Carriers will be able to carry out verification of vRAN at its R&D center in Yokosuka
Japanese operator NTT DoCoMo recently announced that it has begun allowing overseas mobile operators to access its Shared Open Lab, located in its R&D facility in Yokosuka, Japan, to verify their virtualized radio access networks (vRAN).
In a release, NTT DoCoMo noted that the lab is one of the initiatives of the New window5G Open RAN Ecosystem (OREC) project under which DoCoMo and 13 global vendors are working to develop flexible Open RAN capable of incorporating interactive equipment of multiple vendors.
Since its establishment last October, NTT DoCoMo’s Shared Open Lab has deployed virtualized base stations made with equipment from multiple OREC partners. The verification environment is now open to remote access by global operators, eliminating their need to prepare in-house verification environments, the Japanese telco said.
“NTT DDoCoMo believes the lab will help operators to greatly reduce overall costs, including constructing in-house labs and / or traveling to vendors’ labs, for the verification of base station functions and performance prior to commercial deployment,” the carrier said.
DoCoMo claimed to be the world’s first mobile operator to launch a commercial 5G service via Open RAN in March 2020. The company’s 5G Open RAN currently includes more than 10,000 base stations and more than 10 million subscribers.
The Japanese operator said it aims to commercialize flexible and scalable vRANs for international mobile operators during fiscal 2022.
“DoCoMo is committed to working with its OREC partners to develop further technologies and know-how for the increased adoption of Open RAN, vRAN and other open networks,” the carrier added.

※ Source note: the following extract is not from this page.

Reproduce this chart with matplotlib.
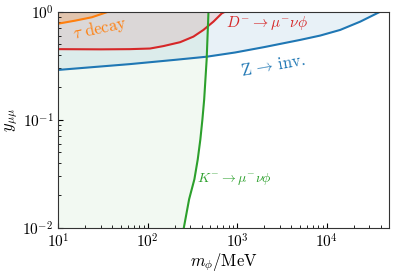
import numpy as np
import matplotlib
matplotlib.use("Agg")
import matplotlib.pyplot as plt

plt.rcParams['font.family'] = 'serif'
plt.rcParams['font.serif'] = ['cmr10', 'DejaVu Serif']
plt.rcParams['mathtext.fontset'] = 'cm'
plt.rcParams['axes.formatter.use_mathtext'] = True

# Z -> inv. bound
z_m = [10, 63, 200, 456, 946, 2000, 5050, 8450, 14150, 23700, 39700]
z_y = [0.289, 0.327, 0.358, 0.383, 0.419, 0.47, 0.548, 0.601, 0.678, 0.809, 1.0]
# D -> mu nu phi bound
d_m = [10, 30, 63.4, 106, 149, 230, 324, 419, 542, 673, 733]
d_y = [0.45, 0.448, 0.45, 0.456, 0.48, 0.522, 0.588, 0.678, 0.809, 0.966, 1.0]
# tau decay bound
t_m = [10, 15.4, 23.7, 36.2]
t_y = [0.775, 0.826, 0.888, 1.0]
# K -> mu nu phi bound
k_m = [253, 290, 332, 362, 387, 408, 427, 455, 477]
k_y = [0.01, 0.0184, 0.0281, 0.043, 0.0657, 0.1005, 0.154, 0.359, 1.0]

fig = plt.figure(figsize=(3.98, 2.75), dpi=100)
ax = fig.add_axes([0.1465, 0.172, 0.978 - 0.1465, 0.9575 - 0.172])
ax.set_xscale('log')
ax.set_yscale('log')
ax.set_xlim(10, 5e4)
ax.set_ylim(1e-2, 1)

top = 1.0
ax.fill_between(z_m, z_y, top, color='C0', alpha=0.1, lw=0)
ax.fill_betweenx(k_y, 10, k_m, color='C2', alpha=0.06, lw=0)
ax.fill_between(d_m, d_y, top, color='C3', alpha=0.1, lw=0)
ax.fill_between(t_m, t_y, top, color='C1', alpha=0.2, lw=0)

ax.plot(z_m, z_y, color='C0', lw=1.5)
ax.plot(d_m, d_y, color='C3', lw=1.5)
ax.plot(t_m, t_y, color='C1', lw=1.5)
ax.plot(k_m, k_y, color='C2', lw=1.5)

ax.text(29.3, 0.70, r'$\tau\ \mathrm{decay}$', color='C1', fontsize=12,
        rotation=12, ha='center', va='center')
ax.text(751, 0.787, r'$D^{-}\to\mu^{-}\nu\phi$', color='C3', fontsize=11,
        ha='left', va='center')
ax.text(2510, 0.32, r'$\mathrm{Z}\,\to\,\mathrm{inv.}$', color='C0', fontsize=12,
        rotation=10, ha='center', va='center')
ax.text(356, 0.0281, r'$K^{-}\to\mu^{-}\nu\phi$', color='C2', fontsize=10,
        ha='left', va='center')

ax.set_xlabel(r'$m_\phi/\mathrm{MeV}$', fontsize=12, labelpad=0)
ax.set_ylabel(r'$y_{\mu\mu}$', fontsize=12, labelpad=2)
ax.tick_params(which='both', direction='in')
ax.tick_params(labelsize=11)
for s in ax.spines.values():
    s.set_color('#333333')

fig.savefig('out.png', dpi=100)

OREC partners include AMD, Dell Technologies Japan, Fujitsu Limited, Hewlett Packard Japan, Intel KK, Mavenir, NEC Corporation, NTT DATA Corporation, NVIDIA, Qualcomm Technologies, Red Hat, VMware and Wind River.
In December 2021, NTT Docomo and compatriot vendor NEC Corporation have completed an interoperability testing for 5G Standalone (SA) using a 5G base station baseband unit (5G CU / DU) conforming to O-RAN open interface specifications and radio units (RUs) of. different vendors.
NEC said that the multi-vendor interoperability test used a software upgrade to introduce SA capability to NEC’s 5G Non-Standalone (NSA) CU / DU operating on NTT Docomo’s commercial network.
The two companies aim to introduce the 5G CU / DU for NTT Docomo’s SA services in order to further expand its 5G services.
Japanese company Rakuten Group had previously announced the launch of Rakuten Symphony as a new business organization to spearhead the global adoption of cloud-native open RAN infrastructure and services, including the Rakuten Communications Platform (RCP) by mobile network operators, enterprises and government bodies.
With operations across Japan, the United States, Singapore, India, Europe and the Middle East Africa region, Rakuten Symphony aims to bring together all of Rakuten’s telco products, services and solutions under a single global portfolio to offer 4G and 5G infrastructure and platform solutions. to customers worldwide.